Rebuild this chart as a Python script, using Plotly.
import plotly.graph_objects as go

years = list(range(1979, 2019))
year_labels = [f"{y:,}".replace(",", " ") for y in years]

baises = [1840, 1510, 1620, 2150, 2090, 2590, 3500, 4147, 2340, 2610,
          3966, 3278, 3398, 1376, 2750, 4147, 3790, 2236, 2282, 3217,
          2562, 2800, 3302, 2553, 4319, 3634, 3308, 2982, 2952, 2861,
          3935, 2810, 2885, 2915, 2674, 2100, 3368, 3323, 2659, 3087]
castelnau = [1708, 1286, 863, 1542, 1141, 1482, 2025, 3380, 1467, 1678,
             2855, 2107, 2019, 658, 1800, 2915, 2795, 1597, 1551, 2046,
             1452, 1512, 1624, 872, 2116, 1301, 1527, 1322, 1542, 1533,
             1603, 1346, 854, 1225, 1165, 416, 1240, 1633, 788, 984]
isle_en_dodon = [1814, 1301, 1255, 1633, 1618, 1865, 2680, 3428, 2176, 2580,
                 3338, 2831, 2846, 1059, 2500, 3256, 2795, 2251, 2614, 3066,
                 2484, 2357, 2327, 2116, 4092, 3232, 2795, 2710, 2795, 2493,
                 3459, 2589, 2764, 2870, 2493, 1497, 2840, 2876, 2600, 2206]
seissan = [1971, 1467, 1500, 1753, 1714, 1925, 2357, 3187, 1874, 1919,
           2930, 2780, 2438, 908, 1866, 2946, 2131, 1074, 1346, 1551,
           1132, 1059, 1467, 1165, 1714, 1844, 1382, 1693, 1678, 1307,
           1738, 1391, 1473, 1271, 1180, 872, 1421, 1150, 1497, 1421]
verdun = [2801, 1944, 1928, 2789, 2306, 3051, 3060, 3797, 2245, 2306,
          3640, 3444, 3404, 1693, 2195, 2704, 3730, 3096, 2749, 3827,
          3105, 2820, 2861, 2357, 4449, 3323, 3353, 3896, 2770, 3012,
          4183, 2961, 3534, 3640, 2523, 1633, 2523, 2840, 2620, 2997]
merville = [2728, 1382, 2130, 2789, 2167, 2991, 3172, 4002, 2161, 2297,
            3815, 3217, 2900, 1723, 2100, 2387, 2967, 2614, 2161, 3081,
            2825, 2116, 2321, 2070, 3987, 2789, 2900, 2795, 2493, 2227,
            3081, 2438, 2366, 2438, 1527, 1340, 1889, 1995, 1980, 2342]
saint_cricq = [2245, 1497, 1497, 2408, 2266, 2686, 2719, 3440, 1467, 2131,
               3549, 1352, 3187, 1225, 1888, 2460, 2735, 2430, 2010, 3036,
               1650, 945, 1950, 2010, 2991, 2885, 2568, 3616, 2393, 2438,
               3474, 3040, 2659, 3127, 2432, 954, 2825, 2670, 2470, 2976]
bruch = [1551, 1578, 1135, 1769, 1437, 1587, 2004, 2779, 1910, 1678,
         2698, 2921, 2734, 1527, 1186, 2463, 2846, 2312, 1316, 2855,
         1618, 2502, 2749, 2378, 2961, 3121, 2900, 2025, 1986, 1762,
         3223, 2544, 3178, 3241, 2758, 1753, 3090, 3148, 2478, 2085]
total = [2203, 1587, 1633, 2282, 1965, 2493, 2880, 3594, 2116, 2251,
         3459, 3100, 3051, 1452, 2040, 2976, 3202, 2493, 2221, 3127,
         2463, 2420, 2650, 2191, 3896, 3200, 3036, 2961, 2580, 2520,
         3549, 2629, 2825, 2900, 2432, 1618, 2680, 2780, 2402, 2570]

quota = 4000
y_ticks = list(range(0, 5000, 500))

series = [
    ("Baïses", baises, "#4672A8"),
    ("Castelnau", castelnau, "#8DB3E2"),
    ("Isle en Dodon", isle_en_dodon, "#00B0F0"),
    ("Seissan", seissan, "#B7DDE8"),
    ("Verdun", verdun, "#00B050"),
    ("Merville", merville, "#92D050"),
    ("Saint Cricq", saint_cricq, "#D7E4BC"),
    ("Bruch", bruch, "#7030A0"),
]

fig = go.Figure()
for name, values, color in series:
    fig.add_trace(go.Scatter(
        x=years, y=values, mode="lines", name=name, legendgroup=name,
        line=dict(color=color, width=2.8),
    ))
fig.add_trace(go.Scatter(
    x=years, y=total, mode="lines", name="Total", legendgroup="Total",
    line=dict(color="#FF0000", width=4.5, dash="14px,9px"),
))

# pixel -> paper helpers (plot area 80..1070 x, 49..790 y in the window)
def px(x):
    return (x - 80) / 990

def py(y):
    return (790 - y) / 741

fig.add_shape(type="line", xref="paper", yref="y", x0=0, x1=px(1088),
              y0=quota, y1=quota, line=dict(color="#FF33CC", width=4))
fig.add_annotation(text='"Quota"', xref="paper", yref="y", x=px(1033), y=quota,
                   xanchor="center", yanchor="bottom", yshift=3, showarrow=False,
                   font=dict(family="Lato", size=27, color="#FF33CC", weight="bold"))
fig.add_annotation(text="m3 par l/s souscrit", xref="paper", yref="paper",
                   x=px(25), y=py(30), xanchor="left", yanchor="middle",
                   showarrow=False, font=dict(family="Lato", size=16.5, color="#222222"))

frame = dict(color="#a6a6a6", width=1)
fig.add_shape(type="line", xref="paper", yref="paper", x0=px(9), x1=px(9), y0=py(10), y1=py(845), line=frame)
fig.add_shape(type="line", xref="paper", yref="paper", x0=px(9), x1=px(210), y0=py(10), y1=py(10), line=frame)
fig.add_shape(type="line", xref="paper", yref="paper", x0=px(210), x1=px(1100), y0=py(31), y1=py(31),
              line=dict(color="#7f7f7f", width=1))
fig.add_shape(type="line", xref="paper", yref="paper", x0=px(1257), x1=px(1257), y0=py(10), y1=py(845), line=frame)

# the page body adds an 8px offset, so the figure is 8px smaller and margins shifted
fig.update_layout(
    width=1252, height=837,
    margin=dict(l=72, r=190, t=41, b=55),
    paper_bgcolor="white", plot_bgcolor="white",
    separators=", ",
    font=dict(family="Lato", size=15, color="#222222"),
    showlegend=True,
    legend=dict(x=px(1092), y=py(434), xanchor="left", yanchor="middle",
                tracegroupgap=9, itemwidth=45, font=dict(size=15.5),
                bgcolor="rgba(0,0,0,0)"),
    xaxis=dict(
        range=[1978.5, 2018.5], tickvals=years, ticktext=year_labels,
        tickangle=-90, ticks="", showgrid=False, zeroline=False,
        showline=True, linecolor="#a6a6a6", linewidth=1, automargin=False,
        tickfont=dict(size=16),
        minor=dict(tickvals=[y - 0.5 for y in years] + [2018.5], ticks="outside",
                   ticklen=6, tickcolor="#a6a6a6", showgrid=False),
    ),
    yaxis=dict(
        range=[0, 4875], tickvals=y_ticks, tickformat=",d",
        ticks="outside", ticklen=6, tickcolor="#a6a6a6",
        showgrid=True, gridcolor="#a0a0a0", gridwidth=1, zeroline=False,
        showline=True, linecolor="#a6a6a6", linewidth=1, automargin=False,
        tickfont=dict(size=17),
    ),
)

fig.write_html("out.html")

==================================================

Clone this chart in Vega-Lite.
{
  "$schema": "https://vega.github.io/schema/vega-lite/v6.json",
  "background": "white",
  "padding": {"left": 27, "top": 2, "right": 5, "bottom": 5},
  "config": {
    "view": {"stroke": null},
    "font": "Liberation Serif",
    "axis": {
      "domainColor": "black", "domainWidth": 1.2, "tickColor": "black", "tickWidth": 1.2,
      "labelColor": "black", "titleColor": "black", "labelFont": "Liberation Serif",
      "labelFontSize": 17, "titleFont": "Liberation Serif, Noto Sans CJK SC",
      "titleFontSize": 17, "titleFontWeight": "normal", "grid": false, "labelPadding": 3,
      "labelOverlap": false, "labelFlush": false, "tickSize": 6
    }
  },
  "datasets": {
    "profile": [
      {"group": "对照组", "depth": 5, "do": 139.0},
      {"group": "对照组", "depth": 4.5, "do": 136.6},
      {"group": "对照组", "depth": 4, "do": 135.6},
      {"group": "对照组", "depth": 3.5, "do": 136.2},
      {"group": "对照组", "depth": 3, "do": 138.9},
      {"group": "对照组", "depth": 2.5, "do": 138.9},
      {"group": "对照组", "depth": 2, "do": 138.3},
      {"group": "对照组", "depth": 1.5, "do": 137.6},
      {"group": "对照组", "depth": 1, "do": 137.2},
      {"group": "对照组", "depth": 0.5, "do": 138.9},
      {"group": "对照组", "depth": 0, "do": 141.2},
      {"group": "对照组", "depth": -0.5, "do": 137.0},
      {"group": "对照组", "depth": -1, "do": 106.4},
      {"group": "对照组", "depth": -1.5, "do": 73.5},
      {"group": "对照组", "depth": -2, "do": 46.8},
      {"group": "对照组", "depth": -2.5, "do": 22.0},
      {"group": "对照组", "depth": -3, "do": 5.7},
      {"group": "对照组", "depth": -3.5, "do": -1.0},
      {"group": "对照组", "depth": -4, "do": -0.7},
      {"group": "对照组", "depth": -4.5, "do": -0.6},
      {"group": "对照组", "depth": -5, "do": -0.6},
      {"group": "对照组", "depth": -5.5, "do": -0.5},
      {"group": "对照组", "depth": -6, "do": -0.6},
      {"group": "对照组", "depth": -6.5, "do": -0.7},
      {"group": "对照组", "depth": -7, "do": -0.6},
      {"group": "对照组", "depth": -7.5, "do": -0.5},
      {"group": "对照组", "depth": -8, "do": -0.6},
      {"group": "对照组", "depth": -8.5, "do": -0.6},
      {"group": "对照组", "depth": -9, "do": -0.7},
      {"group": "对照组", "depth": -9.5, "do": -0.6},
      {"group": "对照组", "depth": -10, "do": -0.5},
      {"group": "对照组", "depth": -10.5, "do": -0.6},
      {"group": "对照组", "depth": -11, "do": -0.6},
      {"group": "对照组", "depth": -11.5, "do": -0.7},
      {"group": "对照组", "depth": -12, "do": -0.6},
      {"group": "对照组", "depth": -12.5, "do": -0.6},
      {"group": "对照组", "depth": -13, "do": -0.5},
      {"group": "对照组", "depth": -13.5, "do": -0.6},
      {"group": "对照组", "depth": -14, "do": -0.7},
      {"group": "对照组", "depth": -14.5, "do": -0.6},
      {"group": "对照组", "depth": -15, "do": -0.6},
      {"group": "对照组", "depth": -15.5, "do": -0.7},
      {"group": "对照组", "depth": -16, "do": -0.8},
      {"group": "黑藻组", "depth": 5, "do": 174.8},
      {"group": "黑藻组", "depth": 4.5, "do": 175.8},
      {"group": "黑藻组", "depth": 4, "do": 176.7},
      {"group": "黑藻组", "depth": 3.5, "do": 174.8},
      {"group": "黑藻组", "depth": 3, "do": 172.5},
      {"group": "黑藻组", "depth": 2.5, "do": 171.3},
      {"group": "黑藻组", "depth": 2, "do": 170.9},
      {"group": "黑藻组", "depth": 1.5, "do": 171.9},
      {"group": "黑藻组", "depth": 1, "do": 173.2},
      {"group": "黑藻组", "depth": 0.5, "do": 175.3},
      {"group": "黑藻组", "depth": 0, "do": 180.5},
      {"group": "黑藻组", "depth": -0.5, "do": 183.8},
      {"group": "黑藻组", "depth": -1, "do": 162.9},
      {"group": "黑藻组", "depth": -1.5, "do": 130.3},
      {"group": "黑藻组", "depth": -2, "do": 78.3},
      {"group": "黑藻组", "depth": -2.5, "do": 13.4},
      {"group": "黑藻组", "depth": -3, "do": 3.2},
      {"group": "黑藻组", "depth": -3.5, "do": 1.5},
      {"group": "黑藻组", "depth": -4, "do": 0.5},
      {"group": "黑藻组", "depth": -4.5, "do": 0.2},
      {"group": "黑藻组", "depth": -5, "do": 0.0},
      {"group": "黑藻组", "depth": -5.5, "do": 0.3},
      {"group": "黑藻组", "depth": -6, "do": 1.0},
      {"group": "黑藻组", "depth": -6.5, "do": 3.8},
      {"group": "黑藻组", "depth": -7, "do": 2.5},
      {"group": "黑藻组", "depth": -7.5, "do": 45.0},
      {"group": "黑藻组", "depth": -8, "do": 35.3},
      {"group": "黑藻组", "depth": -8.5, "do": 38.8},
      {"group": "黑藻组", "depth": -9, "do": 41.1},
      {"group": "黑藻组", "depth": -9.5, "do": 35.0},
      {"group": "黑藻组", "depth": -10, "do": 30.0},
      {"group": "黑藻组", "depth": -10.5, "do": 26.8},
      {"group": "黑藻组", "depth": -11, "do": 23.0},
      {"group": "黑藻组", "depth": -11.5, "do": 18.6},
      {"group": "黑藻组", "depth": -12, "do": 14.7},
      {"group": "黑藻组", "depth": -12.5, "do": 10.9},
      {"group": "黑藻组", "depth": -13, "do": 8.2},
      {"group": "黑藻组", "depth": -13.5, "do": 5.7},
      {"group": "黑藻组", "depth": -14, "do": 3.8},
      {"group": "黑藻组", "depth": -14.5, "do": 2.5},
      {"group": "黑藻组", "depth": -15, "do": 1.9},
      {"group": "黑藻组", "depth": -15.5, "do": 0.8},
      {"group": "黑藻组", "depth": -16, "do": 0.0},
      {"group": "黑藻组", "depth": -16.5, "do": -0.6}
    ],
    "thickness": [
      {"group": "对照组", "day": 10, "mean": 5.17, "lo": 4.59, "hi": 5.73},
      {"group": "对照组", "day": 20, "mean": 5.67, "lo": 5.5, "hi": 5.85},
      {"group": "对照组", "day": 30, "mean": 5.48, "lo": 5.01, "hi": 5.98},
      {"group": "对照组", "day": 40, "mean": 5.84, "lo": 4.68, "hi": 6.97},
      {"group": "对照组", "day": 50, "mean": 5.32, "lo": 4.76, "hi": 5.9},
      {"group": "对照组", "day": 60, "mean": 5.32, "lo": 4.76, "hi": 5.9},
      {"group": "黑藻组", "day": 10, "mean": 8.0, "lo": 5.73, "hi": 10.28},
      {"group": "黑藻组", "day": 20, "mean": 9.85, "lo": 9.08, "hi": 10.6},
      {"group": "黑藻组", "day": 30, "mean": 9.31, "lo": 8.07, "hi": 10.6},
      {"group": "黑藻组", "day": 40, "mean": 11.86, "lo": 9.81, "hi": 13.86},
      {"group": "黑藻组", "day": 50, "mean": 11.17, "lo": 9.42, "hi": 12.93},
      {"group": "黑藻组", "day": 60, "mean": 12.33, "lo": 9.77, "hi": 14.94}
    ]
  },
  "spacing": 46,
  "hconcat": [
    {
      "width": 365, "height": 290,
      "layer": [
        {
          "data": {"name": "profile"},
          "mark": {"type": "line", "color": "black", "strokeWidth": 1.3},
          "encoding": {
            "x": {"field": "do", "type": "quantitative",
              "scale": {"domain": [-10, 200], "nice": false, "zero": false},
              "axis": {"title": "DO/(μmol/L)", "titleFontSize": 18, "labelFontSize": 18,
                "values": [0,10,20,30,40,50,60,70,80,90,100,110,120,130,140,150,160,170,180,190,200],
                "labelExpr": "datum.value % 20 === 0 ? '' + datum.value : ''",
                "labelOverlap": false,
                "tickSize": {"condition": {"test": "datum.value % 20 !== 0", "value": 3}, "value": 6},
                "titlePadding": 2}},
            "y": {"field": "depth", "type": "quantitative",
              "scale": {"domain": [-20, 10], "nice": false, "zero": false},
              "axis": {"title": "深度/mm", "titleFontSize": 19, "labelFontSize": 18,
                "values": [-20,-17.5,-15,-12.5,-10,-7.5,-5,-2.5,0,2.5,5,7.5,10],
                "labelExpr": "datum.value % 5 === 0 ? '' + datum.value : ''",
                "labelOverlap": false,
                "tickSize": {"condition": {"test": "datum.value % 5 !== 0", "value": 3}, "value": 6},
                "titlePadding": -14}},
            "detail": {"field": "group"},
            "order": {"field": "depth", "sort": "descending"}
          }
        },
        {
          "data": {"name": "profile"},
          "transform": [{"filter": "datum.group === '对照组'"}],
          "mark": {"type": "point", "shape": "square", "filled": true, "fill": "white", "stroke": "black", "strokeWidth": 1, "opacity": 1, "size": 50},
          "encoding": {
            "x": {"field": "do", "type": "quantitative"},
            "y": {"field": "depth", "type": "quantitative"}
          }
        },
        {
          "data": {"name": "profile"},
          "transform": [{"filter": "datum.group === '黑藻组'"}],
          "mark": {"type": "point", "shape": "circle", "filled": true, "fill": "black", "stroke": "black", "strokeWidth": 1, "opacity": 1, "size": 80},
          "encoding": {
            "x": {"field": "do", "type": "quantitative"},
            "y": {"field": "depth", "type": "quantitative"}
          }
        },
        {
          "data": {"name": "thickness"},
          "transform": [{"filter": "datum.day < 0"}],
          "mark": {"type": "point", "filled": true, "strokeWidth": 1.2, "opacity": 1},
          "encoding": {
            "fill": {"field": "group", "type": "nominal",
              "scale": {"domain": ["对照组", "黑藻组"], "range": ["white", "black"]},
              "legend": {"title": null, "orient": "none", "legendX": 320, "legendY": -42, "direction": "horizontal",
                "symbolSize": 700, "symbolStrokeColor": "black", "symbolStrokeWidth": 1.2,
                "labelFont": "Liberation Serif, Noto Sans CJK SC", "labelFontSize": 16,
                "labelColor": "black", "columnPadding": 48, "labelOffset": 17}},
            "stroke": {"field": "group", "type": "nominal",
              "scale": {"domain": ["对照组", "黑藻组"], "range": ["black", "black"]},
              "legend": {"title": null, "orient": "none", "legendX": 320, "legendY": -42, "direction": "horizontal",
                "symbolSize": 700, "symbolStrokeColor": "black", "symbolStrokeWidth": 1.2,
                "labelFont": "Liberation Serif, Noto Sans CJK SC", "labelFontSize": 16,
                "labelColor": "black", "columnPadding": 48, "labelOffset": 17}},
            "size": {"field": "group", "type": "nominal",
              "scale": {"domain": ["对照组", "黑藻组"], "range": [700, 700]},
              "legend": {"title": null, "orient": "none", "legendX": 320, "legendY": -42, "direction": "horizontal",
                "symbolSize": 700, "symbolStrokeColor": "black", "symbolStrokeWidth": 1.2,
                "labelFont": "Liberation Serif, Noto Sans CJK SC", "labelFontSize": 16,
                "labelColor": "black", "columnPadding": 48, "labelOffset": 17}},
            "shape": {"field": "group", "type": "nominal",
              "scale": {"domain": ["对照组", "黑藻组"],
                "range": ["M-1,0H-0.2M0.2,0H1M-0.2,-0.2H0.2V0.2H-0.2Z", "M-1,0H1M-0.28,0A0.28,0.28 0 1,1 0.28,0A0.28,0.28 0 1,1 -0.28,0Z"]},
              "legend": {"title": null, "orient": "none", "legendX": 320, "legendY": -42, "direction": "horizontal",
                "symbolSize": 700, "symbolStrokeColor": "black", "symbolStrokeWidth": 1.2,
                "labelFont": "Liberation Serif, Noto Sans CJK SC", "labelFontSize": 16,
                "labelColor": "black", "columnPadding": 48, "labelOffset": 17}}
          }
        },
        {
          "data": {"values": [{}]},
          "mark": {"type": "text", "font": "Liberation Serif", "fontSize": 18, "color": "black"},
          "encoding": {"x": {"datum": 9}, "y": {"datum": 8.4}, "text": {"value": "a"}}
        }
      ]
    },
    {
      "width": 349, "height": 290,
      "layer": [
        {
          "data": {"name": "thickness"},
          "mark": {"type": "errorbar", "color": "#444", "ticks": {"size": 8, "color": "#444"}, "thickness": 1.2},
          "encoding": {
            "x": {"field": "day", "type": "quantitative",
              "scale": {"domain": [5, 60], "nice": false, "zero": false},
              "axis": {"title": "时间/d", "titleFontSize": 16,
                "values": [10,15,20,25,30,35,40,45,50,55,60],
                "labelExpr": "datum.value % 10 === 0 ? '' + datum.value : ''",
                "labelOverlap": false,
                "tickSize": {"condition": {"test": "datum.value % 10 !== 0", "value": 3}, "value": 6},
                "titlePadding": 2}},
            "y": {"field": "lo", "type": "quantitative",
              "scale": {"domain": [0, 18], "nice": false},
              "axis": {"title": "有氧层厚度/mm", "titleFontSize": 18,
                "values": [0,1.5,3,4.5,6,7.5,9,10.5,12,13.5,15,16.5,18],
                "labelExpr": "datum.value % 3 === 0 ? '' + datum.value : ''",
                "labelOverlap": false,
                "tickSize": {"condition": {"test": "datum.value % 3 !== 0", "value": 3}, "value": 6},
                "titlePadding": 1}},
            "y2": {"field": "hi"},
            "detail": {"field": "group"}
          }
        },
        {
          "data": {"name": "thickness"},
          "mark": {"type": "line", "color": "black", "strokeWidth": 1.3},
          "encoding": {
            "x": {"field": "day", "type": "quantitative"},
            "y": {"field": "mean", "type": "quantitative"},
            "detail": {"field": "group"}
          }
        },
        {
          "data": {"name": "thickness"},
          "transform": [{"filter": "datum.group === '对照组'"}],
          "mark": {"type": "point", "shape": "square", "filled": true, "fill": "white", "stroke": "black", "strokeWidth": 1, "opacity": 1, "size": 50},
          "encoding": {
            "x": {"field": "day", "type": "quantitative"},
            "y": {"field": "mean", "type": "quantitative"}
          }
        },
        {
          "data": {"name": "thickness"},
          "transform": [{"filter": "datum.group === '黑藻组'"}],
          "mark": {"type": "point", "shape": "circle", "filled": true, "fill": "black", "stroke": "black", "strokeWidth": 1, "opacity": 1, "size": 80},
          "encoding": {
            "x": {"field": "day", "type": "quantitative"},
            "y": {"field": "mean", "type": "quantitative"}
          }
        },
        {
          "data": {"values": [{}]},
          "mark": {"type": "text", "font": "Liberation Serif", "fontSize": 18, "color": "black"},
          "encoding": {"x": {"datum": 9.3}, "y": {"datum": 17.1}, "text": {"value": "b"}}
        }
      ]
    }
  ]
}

==================================================

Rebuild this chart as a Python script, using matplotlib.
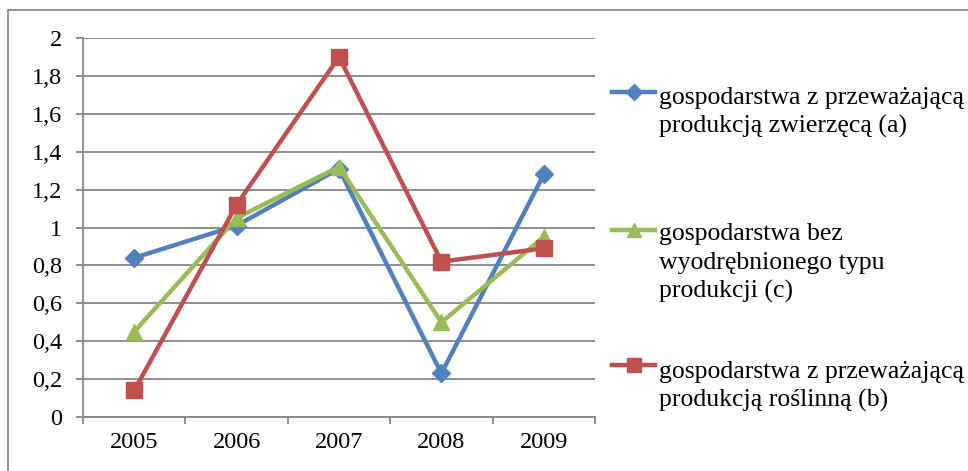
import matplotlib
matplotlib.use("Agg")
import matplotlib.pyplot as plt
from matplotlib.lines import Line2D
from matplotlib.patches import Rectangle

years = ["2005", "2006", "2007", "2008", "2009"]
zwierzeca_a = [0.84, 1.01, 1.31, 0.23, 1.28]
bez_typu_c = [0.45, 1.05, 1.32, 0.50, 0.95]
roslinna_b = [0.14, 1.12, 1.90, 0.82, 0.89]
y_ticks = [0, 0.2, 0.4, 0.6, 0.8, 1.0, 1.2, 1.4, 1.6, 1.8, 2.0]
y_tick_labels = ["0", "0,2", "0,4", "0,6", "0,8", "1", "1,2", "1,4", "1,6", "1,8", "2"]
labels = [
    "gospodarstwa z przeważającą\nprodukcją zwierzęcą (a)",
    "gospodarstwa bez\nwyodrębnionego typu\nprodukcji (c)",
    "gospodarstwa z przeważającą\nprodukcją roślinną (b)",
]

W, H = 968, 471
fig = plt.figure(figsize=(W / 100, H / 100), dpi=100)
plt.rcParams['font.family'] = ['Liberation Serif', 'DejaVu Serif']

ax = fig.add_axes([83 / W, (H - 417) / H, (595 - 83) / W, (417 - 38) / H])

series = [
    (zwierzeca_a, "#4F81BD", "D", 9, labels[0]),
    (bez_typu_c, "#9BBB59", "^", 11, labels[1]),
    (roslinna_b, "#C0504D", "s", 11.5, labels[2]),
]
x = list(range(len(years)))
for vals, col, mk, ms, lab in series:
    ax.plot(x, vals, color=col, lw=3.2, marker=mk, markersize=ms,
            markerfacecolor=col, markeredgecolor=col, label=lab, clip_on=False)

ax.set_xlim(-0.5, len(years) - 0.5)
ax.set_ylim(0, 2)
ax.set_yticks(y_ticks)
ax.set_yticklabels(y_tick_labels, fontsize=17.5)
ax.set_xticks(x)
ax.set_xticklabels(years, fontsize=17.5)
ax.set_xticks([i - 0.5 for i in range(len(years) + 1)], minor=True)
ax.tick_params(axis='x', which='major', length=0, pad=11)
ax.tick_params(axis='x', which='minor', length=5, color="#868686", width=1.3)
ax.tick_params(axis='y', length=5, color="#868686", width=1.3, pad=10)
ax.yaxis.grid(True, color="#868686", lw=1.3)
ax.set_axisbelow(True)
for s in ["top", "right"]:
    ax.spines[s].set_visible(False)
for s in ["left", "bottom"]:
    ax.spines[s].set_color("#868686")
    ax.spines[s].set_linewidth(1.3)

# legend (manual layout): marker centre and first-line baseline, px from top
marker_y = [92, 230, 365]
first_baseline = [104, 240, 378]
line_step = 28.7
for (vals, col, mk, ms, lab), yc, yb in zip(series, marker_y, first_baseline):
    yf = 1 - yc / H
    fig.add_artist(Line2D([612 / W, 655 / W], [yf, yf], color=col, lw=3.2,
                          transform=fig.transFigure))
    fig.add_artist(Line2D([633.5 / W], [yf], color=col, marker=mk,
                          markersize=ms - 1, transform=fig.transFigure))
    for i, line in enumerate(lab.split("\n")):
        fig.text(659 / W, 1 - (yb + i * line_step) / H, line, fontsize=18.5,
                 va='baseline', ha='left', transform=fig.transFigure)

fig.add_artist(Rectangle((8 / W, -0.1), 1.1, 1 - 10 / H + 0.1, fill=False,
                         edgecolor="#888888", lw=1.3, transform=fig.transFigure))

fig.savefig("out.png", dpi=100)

==================================================

> WHAT NEEDS TO BE DONE
Lines that include the word "using" are to be extracted from the data above.

> CORRECT RESPONSE
Rebuild this chart as a Python script, using Plotly.
Rebuild this chart as a Python script, using matplotlib.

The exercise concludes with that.